**Collected material**
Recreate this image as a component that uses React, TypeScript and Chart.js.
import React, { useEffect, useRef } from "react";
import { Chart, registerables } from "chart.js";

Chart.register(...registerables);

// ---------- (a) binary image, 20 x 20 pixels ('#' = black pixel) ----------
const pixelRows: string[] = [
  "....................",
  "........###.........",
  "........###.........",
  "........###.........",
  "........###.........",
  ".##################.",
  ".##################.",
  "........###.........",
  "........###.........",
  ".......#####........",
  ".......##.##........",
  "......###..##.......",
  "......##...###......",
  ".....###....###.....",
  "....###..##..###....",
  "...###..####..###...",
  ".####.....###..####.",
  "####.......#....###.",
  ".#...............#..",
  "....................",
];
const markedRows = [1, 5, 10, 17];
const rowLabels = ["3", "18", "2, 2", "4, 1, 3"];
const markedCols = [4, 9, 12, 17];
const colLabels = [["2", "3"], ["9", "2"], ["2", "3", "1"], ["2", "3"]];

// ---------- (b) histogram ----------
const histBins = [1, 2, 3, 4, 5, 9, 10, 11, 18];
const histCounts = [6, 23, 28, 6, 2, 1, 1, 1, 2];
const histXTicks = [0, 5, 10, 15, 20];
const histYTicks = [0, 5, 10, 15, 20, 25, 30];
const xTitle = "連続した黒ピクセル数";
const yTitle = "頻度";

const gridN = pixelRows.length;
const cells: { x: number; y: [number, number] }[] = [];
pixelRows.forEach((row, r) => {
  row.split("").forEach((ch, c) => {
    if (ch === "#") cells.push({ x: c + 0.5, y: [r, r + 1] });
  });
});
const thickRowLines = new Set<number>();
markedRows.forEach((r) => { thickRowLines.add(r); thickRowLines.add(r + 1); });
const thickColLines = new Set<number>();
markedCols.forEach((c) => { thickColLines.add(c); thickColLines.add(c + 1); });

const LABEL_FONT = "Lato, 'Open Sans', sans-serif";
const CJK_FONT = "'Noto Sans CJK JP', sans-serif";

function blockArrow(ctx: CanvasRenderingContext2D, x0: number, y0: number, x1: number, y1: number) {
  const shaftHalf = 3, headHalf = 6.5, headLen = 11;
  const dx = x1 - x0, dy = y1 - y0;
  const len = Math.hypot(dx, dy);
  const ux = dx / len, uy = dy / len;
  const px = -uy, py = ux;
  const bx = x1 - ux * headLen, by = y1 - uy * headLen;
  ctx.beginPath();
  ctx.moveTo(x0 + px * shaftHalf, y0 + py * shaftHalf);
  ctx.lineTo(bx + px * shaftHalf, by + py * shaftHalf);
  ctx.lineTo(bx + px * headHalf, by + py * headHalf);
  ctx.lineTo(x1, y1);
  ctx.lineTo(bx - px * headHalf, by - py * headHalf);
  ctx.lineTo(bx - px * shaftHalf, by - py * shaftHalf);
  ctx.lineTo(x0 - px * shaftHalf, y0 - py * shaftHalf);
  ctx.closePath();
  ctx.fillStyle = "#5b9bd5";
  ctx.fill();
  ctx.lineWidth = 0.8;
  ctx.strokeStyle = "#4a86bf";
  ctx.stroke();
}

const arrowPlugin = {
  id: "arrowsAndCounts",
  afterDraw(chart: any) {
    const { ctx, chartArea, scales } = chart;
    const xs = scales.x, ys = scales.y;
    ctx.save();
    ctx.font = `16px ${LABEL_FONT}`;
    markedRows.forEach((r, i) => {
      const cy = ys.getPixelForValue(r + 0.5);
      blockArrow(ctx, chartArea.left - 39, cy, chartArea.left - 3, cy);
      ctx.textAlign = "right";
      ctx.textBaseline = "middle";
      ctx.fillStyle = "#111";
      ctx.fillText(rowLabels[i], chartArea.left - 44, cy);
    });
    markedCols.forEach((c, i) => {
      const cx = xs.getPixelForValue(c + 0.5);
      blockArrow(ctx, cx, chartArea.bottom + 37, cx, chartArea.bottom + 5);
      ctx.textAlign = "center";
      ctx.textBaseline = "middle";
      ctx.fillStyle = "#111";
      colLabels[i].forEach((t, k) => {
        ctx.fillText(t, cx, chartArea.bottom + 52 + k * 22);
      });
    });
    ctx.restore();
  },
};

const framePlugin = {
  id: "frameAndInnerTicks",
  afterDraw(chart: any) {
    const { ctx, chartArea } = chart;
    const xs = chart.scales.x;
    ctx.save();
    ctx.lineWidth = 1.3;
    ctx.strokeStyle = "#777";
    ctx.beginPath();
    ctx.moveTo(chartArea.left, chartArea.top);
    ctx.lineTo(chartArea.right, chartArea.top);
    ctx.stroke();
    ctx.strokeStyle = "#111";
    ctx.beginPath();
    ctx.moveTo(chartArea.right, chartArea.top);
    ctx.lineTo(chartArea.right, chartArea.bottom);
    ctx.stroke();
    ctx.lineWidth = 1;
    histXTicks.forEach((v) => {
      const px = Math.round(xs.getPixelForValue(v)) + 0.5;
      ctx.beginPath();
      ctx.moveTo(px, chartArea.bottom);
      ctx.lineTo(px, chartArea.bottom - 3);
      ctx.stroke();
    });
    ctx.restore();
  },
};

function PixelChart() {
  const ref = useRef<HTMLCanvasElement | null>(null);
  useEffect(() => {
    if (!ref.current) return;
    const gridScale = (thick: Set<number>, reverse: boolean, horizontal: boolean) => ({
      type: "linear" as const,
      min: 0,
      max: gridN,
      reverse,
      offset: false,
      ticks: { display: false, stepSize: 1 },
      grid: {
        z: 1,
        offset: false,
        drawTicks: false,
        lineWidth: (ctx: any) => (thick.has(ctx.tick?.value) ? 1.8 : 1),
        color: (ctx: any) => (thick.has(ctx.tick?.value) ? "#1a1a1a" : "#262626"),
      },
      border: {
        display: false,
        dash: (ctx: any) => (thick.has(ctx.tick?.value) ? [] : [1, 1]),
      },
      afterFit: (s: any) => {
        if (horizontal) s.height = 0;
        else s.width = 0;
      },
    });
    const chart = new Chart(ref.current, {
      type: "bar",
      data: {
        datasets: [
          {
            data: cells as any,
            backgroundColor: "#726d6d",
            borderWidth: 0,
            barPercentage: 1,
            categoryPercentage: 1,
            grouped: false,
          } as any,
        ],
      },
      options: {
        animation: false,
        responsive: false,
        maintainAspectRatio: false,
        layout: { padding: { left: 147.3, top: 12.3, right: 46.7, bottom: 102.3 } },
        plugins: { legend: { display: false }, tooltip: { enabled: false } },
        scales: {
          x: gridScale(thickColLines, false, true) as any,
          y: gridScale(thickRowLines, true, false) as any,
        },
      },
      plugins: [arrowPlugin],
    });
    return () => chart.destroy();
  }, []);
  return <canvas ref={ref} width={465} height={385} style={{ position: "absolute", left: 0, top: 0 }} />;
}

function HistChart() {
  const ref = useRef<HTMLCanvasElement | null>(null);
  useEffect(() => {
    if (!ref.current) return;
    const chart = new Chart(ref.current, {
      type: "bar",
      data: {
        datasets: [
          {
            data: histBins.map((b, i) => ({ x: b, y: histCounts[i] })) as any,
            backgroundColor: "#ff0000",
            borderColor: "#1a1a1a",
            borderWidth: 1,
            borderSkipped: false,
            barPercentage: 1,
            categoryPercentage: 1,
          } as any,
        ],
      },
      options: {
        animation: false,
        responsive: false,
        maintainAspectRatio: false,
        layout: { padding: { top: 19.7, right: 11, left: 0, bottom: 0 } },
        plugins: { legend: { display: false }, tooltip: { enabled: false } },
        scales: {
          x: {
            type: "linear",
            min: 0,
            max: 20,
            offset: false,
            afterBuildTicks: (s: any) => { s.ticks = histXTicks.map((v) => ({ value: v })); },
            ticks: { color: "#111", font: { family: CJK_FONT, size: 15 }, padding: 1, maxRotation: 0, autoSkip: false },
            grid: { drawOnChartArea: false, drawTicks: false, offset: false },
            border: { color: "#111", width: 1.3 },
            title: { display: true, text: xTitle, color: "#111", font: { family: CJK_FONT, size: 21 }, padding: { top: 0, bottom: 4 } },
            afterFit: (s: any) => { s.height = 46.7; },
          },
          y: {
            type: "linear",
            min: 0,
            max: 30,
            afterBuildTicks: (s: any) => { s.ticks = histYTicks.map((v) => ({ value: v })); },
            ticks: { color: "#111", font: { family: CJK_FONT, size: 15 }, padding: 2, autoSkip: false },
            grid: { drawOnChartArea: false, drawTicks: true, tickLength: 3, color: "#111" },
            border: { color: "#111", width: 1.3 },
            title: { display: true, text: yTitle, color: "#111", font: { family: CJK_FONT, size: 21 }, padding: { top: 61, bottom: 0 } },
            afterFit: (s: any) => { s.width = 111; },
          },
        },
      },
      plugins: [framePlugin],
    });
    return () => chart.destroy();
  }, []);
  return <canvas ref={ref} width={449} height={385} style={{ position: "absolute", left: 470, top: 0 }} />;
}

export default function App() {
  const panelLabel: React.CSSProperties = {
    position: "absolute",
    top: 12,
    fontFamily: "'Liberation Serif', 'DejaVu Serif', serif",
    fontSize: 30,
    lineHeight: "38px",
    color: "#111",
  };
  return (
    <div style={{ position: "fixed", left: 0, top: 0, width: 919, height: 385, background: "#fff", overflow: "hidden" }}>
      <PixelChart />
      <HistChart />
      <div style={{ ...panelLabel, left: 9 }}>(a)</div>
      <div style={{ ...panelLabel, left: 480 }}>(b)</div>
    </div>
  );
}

**Given instruction**
Tally the lines above that contain the word "React", and reply with only the number.

**Answer to this task**
3